** begin Dataset extract **

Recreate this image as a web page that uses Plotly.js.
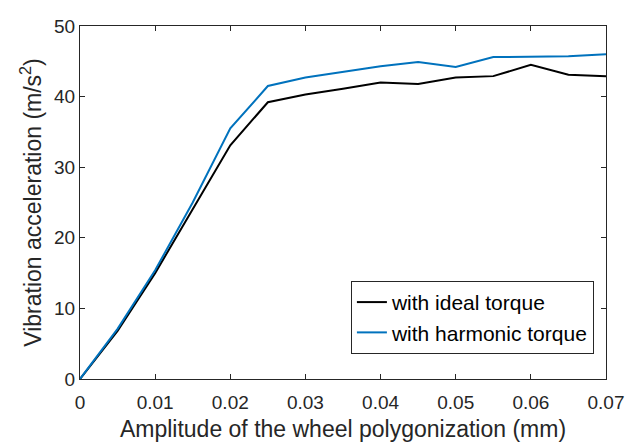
<!DOCTYPE html>
<html><head><meta charset="utf-8">
<script src="https://cdn.plot.ly/plotly-3.0.1.min.js"></script>
<style>html,body{margin:0;padding:0;background:#fff}#plot{width:641px;height:447px}</style>
</head><body><div id="plot"></div>
<script>
var amplitude = [0, 0.005, 0.01, 0.015, 0.02, 0.025, 0.03, 0.035, 0.04, 0.045, 0.05, 0.055, 0.06, 0.065, 0.07];
var idealTorque = [0, 6.8, 15.0, 24.0, 33.1, 39.2, 40.3, 41.1, 42.0, 41.8, 42.7, 42.9, 44.5, 43.1, 42.9];
var harmonicTorque = [0, 7.1, 15.4, 25.0, 35.5, 41.5, 42.7, 43.5, 44.3, 44.9, 44.2, 45.6, 45.6, 45.7, 46.0];
var seriesNames = ["with ideal torque", "with harmonic torque"];
var xTicks = [0, 0.01, 0.02, 0.03, 0.04, 0.05, 0.06, 0.07];
var xTickText = ["0", "0.01", "0.02", "0.03", "0.04", "0.05", "0.06", "0.07"];
var yTicks = [0, 10, 20, 30, 40, 50];

var font = "Liberation Sans, Arial, Helvetica, sans-serif";
var traces = [
  {x: amplitude, y: idealTorque, name: seriesNames[0], mode: "lines", line: {color: "#000000", width: 2}},
  {x: amplitude, y: harmonicTorque, name: seriesNames[1], mode: "lines", line: {color: "#0072BD", width: 2}}
];
var axisCommon = {
  showgrid: false, zeroline: false, showline: true, mirror: "ticks",
  linecolor: "#262626", linewidth: 1, ticks: "inside", ticklen: 5, tickcolor: "#262626",
  tickfont: {family: font, size: 19, color: "#262626"}, automargin: false
};
var layout = {
  width: 641, height: 447,
  margin: {l: 80, r: 35, t: 26, b: 68},
  paper_bgcolor: "#ffffff", plot_bgcolor: "#ffffff",
  showlegend: true,
  legend: {x: 0.977, y: 0.071, xanchor: "right", yanchor: "bottom",
    bgcolor: "#ffffff", bordercolor: "#262626", borderwidth: 1, tracegroupgap: 0,
    font: {family: font, size: 21, color: "#000000"}},
  xaxis: Object.assign({}, axisCommon, {range: [0, 0.07], tickvals: xTicks, ticktext: xTickText,
    ticklabelstandoff: 6,
    title: {text: "Amplitude of the wheel polygonization (mm)", font: {family: font, size: 23, color: "#262626"}, standoff: 9}}),
  yaxis: Object.assign({}, axisCommon, {range: [0, 50], tickvals: yTicks,
    title: {text: "Vibration acceleration (m/s<sup>2</sup>)", font: {family: font, size: 23, color: "#262626"}, standoff: 6}})
};
Plotly.newPlot("plot", traces, layout, {staticPlot: true, displayModeBar: false});
</script></body></html>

** end Dataset extract **

Exercise directions: Exactly as they appear, print the lines of the listing above from its first line through the line that contains "var yTicks = [0, 10, 20, 30, 40, 50];", minus the pictures.

Reply to the exercise:
Recreate this image as a web page that uses Plotly.js.
<!DOCTYPE html>
<html><head><meta charset="utf-8">
<script src="https://cdn.plot.ly/plotly-3.0.1.min.js"></script>
<style>html,body{margin:0;padding:0;background:#fff}#plot{width:641px;height:447px}</style>
</head><body><div id="plot"></div>
<script>
var amplitude = [0, 0.005, 0.01, 0.015, 0.02, 0.025, 0.03, 0.035, 0.04, 0.045, 0.05, 0.055, 0.06, 0.065, 0.07];
var idealTorque = [0, 6.8, 15.0, 24.0, 33.1, 39.2, 40.3, 41.1, 42.0, 41.8, 42.7, 42.9, 44.5, 43.1, 42.9];
var harmonicTorque = [0, 7.1, 15.4, 25.0, 35.5, 41.5, 42.7, 43.5, 44.3, 44.9, 44.2, 45.6, 45.6, 45.7, 46.0];
var seriesNames = ["with ideal torque", "with harmonic torque"];
var xTicks = [0, 0.01, 0.02, 0.03, 0.04, 0.05, 0.06, 0.07];
var xTickText = ["0", "0.01", "0.02", "0.03", "0.04", "0.05", "0.06", "0.07"];
var yTicks = [0, 10, 20, 30, 40, 50];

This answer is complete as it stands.